§ PROBLEM DESCRIPTION: Filter the entries and keep only the lines where the string "with" appears.

--- RECORD SET ---

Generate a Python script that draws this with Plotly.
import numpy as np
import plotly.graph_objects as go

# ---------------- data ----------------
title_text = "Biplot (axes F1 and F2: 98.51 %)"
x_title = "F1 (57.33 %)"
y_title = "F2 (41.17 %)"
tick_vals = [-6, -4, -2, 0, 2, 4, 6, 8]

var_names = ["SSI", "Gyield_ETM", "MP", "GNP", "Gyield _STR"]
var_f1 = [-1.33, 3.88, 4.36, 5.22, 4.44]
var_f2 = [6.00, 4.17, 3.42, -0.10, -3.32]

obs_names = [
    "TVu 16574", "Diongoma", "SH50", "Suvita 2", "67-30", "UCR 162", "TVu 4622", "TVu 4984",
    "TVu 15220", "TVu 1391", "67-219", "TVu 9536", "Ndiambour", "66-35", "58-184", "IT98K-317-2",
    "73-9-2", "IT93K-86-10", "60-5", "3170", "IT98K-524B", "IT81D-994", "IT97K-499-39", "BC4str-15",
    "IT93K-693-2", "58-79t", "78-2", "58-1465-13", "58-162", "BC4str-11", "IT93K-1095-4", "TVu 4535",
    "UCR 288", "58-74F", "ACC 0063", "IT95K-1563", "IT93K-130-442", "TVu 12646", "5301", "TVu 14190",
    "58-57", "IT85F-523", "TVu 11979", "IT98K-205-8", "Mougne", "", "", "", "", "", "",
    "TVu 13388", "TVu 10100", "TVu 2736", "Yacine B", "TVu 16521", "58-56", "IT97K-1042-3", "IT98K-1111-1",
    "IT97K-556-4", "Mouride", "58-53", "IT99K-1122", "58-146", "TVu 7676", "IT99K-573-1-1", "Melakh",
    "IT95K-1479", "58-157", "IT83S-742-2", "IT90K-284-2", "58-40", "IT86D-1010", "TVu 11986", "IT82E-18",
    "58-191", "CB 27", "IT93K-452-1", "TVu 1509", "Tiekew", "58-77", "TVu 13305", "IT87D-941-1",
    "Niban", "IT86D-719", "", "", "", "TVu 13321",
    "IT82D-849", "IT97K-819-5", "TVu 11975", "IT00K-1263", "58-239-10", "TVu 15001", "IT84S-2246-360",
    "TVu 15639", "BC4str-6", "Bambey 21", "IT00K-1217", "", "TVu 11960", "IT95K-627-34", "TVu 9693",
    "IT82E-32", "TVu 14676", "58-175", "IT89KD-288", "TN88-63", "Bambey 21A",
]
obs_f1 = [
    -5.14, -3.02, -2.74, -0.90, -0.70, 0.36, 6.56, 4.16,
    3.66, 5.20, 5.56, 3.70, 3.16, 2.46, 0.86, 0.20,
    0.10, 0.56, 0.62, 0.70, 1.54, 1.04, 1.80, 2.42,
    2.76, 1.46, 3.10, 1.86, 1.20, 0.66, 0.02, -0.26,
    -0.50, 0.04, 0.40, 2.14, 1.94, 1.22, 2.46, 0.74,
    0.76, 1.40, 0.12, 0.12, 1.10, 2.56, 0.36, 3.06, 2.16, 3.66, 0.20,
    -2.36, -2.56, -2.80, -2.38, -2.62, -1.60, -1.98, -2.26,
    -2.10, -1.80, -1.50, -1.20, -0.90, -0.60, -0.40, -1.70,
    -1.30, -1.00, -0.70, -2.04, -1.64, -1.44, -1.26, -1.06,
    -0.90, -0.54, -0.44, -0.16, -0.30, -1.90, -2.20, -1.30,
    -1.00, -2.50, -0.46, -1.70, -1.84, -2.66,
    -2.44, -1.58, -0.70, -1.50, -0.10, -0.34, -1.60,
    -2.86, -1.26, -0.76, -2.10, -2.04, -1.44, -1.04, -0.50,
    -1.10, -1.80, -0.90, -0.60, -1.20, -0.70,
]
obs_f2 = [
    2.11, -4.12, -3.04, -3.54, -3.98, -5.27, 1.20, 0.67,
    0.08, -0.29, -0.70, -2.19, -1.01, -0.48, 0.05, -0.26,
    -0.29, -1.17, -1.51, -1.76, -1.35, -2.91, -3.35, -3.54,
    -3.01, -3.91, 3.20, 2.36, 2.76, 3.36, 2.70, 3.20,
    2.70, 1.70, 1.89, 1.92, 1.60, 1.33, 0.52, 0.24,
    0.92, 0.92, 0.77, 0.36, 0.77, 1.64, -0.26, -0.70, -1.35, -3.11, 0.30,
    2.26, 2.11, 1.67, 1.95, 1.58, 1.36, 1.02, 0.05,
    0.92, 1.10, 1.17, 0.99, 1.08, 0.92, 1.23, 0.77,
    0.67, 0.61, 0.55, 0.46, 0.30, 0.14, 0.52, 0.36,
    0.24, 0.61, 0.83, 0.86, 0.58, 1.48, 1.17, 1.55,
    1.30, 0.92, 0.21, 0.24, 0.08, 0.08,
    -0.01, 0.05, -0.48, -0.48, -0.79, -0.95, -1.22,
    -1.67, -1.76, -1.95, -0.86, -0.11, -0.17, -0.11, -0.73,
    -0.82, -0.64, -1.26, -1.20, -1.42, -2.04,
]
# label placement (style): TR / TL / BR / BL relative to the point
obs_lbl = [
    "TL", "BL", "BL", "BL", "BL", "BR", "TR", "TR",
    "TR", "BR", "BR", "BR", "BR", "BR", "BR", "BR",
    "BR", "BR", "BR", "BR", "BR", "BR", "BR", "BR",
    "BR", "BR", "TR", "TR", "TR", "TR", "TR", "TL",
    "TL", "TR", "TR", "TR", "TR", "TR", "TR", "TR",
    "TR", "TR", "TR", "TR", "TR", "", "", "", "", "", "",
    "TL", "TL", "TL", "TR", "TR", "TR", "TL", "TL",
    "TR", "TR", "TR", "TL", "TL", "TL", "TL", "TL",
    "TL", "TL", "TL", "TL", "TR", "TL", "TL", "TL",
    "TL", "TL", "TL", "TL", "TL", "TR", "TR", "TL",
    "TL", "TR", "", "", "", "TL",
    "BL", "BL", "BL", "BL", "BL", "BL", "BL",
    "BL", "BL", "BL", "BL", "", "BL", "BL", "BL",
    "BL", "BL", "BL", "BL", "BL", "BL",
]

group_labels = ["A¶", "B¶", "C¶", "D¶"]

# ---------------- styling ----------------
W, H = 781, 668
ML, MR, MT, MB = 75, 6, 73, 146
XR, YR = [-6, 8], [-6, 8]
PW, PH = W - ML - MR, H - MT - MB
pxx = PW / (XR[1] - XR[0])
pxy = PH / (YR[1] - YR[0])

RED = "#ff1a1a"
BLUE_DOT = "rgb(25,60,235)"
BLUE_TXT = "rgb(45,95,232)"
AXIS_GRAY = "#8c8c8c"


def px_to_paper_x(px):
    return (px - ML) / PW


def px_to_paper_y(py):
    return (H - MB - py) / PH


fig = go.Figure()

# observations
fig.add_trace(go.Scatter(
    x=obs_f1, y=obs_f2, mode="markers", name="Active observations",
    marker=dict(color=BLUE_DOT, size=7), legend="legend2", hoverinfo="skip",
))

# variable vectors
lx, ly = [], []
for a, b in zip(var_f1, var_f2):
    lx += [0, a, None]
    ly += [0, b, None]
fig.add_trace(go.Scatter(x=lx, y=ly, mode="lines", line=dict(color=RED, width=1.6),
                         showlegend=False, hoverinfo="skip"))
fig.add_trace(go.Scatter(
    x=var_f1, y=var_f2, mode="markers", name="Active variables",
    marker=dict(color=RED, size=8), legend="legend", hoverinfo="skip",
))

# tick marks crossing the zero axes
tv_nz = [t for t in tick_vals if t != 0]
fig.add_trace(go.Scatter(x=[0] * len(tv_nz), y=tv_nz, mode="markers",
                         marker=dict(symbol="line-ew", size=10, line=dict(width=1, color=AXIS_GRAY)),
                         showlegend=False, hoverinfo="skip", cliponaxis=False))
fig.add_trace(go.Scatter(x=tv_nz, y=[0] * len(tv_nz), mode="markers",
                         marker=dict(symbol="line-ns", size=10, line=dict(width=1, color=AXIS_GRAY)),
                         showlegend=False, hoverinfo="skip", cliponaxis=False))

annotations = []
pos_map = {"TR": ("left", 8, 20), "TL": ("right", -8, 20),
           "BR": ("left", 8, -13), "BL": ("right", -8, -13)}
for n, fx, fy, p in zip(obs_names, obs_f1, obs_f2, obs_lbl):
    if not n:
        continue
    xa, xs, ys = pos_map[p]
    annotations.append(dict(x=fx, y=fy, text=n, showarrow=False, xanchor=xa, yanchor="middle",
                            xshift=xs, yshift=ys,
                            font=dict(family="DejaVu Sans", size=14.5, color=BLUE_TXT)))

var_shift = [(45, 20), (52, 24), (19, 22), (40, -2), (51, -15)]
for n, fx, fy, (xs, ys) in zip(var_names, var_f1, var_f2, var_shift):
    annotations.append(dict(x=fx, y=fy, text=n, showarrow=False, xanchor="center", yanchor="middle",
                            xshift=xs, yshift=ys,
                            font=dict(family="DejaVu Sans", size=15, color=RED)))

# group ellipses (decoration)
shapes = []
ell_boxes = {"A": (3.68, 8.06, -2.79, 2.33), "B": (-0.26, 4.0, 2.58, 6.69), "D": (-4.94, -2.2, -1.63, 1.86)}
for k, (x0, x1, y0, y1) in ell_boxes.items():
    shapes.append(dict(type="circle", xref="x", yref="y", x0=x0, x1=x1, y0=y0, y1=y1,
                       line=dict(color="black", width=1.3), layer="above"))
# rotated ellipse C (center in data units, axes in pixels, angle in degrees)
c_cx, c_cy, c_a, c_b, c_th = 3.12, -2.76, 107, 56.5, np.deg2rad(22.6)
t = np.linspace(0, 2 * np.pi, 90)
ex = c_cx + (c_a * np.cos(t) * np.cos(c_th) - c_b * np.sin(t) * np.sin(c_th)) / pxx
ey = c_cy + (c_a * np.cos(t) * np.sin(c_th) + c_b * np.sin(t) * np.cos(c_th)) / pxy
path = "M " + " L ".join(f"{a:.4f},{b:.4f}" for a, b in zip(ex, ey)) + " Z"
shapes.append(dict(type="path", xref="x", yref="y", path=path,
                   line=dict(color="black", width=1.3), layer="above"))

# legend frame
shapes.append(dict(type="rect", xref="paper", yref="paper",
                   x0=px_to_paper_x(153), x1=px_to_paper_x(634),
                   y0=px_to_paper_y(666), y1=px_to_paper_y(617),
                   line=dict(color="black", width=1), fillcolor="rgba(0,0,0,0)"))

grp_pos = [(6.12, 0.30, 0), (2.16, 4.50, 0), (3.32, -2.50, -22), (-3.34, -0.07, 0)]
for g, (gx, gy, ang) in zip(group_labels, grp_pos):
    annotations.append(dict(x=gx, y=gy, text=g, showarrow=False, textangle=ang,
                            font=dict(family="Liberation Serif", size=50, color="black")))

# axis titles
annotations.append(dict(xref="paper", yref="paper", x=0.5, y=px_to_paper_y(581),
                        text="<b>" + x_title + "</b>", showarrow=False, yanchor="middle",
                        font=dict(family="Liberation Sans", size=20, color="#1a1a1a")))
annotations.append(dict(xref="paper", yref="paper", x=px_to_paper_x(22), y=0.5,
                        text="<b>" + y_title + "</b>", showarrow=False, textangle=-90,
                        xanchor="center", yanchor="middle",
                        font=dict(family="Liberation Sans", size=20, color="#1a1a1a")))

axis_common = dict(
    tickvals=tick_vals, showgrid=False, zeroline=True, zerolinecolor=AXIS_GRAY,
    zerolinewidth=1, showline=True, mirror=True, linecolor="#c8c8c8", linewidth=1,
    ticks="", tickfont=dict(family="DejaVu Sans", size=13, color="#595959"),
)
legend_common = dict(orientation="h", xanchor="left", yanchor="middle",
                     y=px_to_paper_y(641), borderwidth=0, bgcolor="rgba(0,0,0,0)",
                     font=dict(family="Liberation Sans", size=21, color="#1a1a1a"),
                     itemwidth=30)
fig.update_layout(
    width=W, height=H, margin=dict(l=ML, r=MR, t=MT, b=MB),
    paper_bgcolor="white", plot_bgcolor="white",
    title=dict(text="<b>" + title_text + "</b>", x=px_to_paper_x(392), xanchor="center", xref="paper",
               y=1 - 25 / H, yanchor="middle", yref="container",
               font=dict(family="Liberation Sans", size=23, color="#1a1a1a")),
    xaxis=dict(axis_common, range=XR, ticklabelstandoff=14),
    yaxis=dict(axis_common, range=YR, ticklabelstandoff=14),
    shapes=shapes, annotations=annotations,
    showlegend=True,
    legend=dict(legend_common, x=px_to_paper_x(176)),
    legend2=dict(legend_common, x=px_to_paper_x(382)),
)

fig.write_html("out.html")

---
--- RECORD SET ---

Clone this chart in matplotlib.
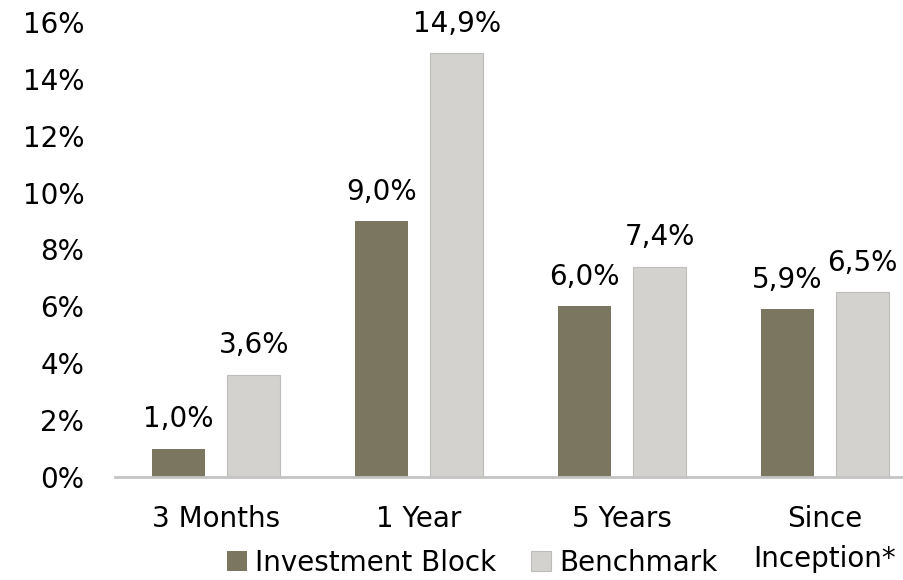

---
--- RECORD SET ---

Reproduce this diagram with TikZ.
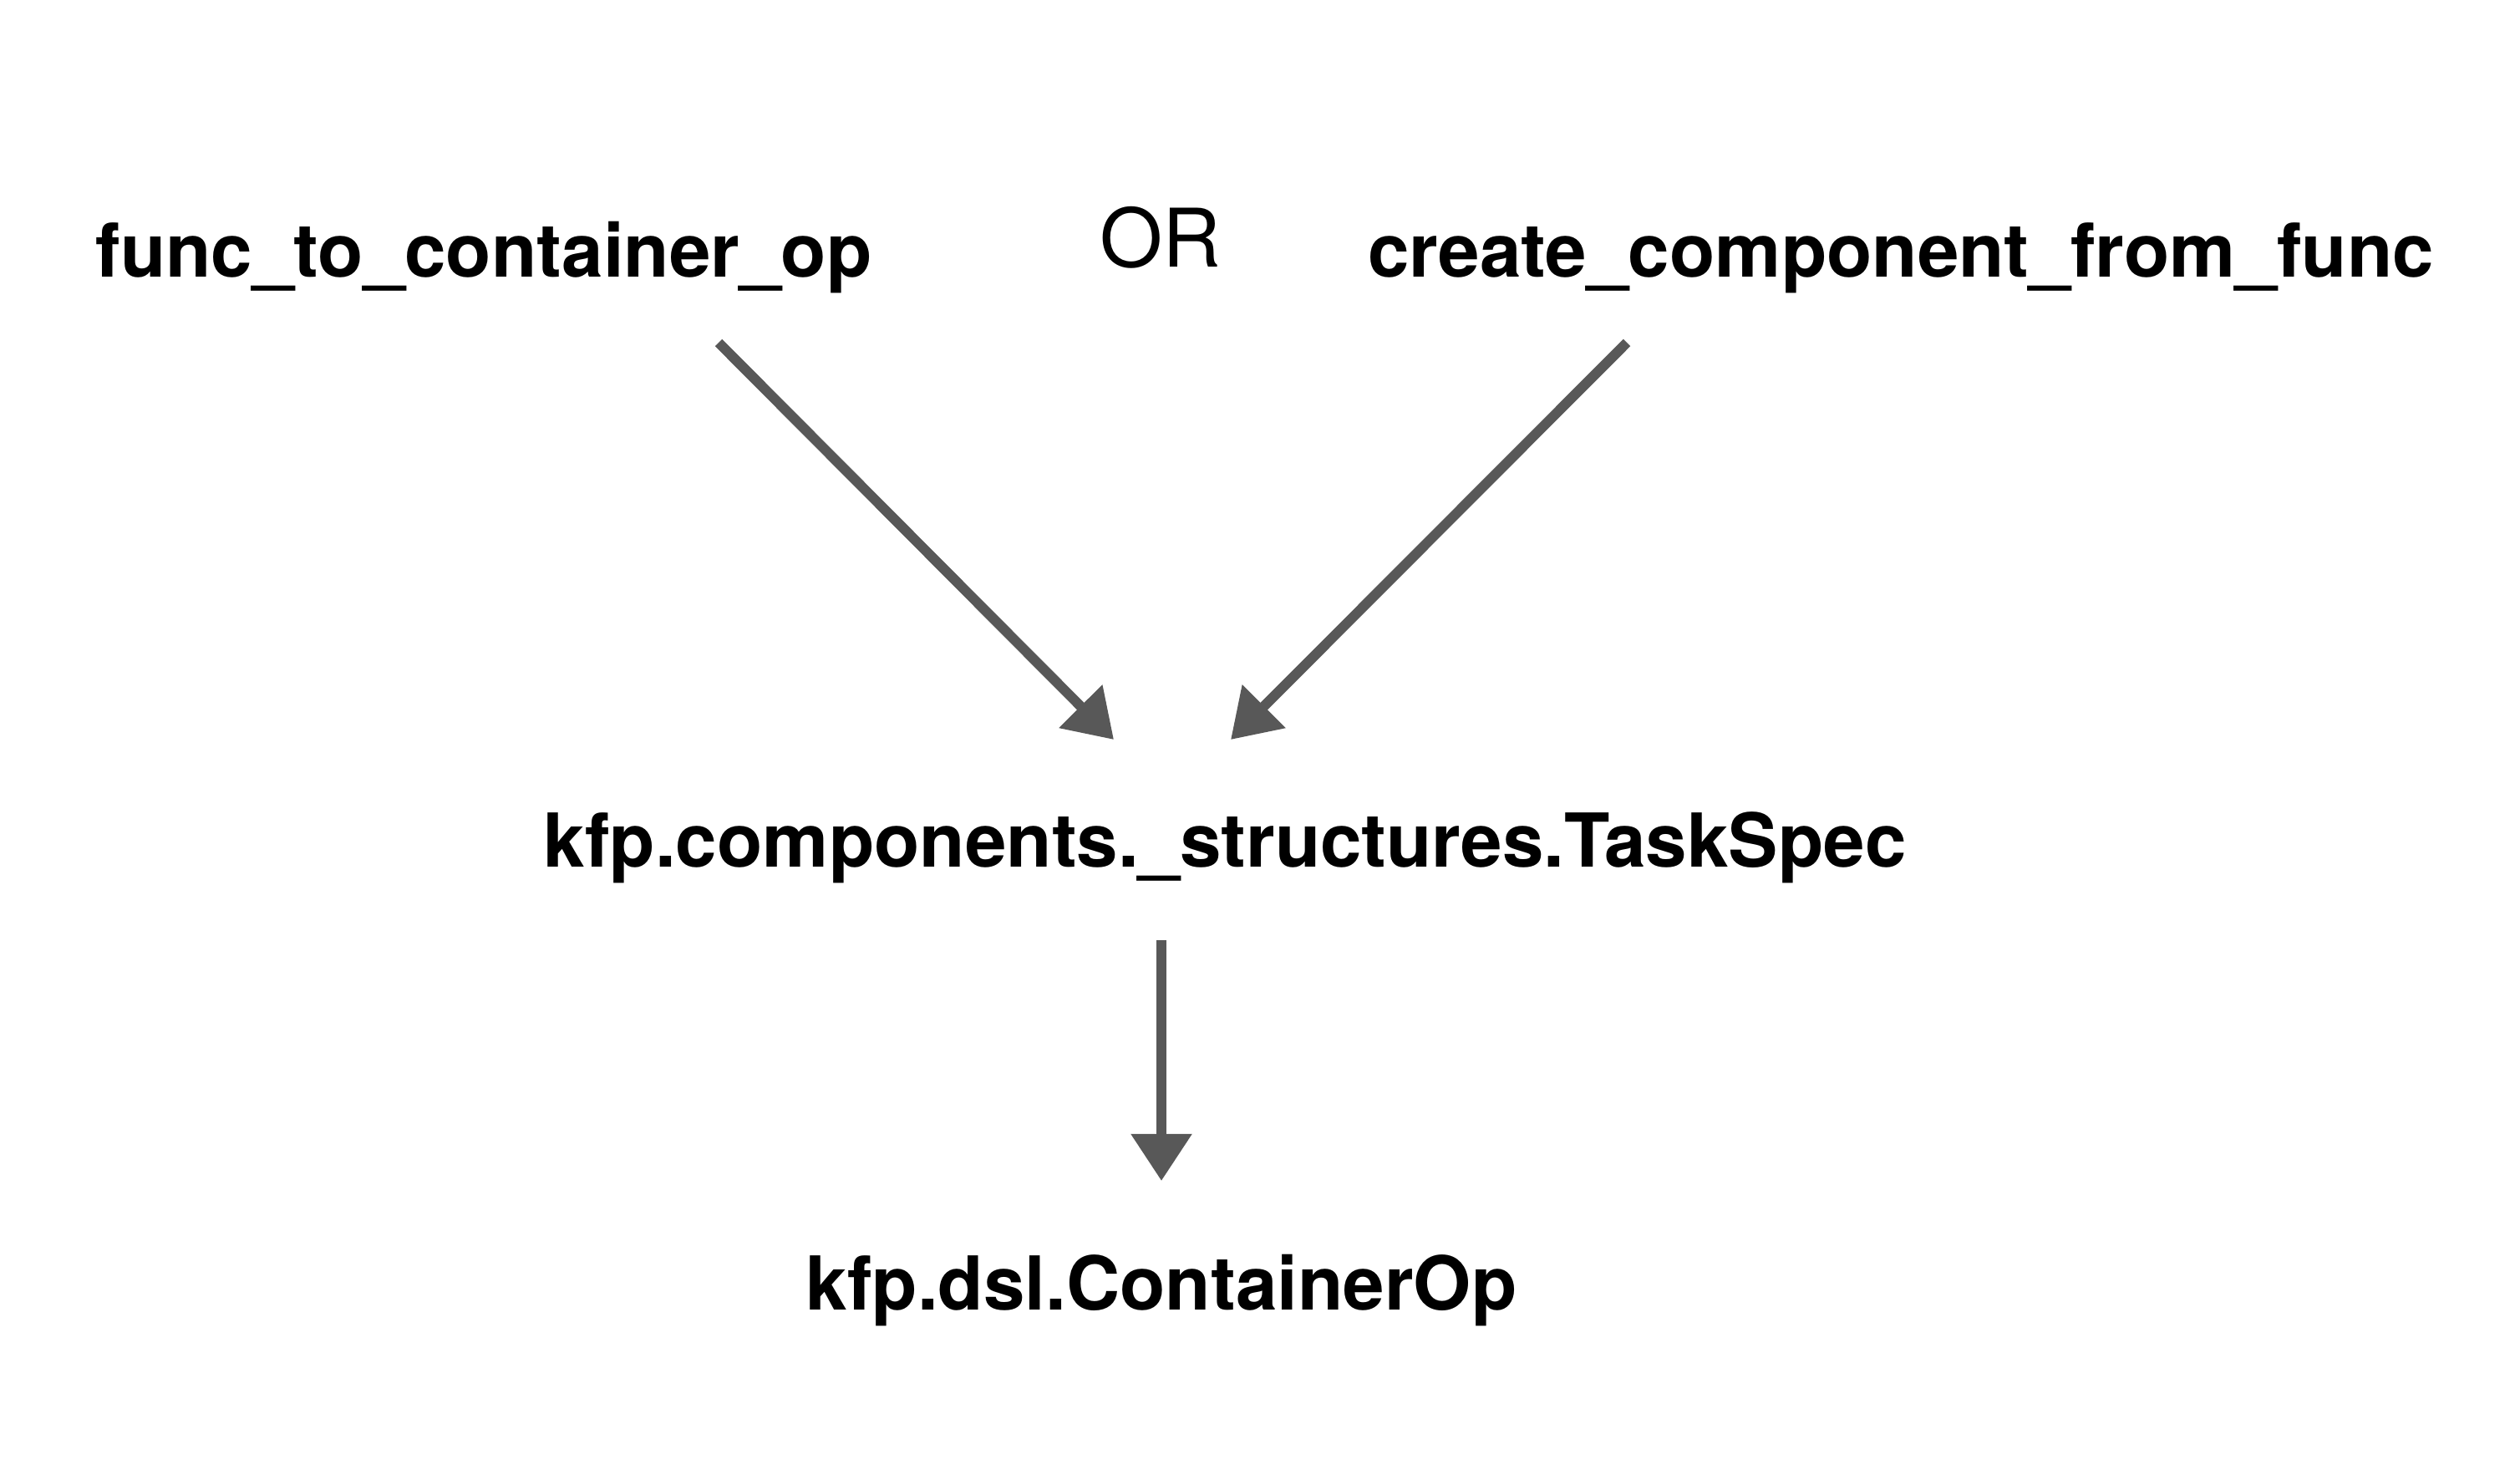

---

§ SOLUTION TO THIS PROBLEM:
Generate a Python script that draws this with Plotly.
Reproduce this diagram with TikZ.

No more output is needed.